The most exciting day for the team was January 19. Sun Tianxiang, the main developer of the project and a doctoral student from the School of Computer Science, asked MOSS a Chinese question during the test, but MOSS answered it correctly in English. At that time, the version of MOSS was still very rudimentary, and the Chinese corpus accounted for less than 0.1% of all training data.
The team hadn’t yet taught it machine translation, so they were thrilled by the potential that MOSS showed. Qiu Xipeng compared MOSS to a “smart child”. Even though it is not good at writing poems, solving problems or any one thing in specific, it has shown the potential to become a framework of artificial general intelligence (AGI).
Qiu began to research machine learning when he was a PhD student and entered the natural language processing research field after becoming a teacher at Fudan University. He and his team have developed many innovative research results on the basic model and algorithm of natural language processing. His book “Neural Networks and Deep Learning” is on the list of many “must-read books for artificial intelligence majors”.
Qiu describes ChatGPT as having as many as 175 billion parameters, while MOSS has only about 1/10 of that. At present, some users who have participated in the alpha test phase said that, although MOSS has less parameters than ChatGPT and the coverage of factual problems is not comprehensive enough, the basic functions of ChatGPT have been realized. Qiu believes that in the near future, large language models such as MOSS will become as conventional as search engines, providing help for all aspects of people’s lives. The new model is expected to be finished by the end of March.

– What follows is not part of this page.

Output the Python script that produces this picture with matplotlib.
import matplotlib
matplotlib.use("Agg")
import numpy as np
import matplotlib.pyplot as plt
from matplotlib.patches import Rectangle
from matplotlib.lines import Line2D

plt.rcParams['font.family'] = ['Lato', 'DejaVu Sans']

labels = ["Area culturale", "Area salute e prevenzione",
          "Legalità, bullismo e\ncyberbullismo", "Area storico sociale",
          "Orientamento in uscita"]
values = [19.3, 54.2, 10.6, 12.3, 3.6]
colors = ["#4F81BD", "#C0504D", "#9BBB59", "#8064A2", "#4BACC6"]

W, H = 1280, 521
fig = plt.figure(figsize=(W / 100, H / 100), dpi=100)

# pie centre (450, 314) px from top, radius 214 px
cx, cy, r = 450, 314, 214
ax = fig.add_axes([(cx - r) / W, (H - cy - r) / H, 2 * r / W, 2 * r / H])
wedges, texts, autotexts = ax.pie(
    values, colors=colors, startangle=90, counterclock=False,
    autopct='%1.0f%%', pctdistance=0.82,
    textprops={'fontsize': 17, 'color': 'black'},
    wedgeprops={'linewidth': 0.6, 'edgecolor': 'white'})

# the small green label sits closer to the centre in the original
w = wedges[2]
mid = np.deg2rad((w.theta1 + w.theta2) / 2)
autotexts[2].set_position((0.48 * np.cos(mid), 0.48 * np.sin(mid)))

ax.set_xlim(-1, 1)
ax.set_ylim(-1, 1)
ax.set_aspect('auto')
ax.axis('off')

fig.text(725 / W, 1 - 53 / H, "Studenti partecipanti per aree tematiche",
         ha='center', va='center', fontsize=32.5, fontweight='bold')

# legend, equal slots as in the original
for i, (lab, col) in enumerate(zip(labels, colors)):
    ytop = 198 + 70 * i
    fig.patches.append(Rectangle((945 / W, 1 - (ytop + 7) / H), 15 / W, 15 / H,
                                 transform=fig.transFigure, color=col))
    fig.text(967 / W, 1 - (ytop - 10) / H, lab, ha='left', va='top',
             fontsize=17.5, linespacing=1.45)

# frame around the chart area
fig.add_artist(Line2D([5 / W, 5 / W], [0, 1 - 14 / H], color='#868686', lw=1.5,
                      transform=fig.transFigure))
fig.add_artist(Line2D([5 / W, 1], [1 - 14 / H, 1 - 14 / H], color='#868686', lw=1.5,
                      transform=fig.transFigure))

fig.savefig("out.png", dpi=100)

MOSS was not developed overnight. Since 2021, the team has started to make Chinese generative pre-training models, which are available for others to download. Later, the concept of “language model as a service” was put forward and training in large language models started last year. They then took another half a year to study how to make large language models understand human instructions and have the ability to talk.
OpenAI announced on March 1 that it’s now letting third-party developers integrate ChatGPT into their apps and services via an API and that doing so will be significantly cheaper than using its existing language models. The company also is making Whisper, its AI-powered speech-to-text model, available for use through an API. The Whisper API is accessible through transcriptions or translation endpoints, which can transcribe or translate the source language into English.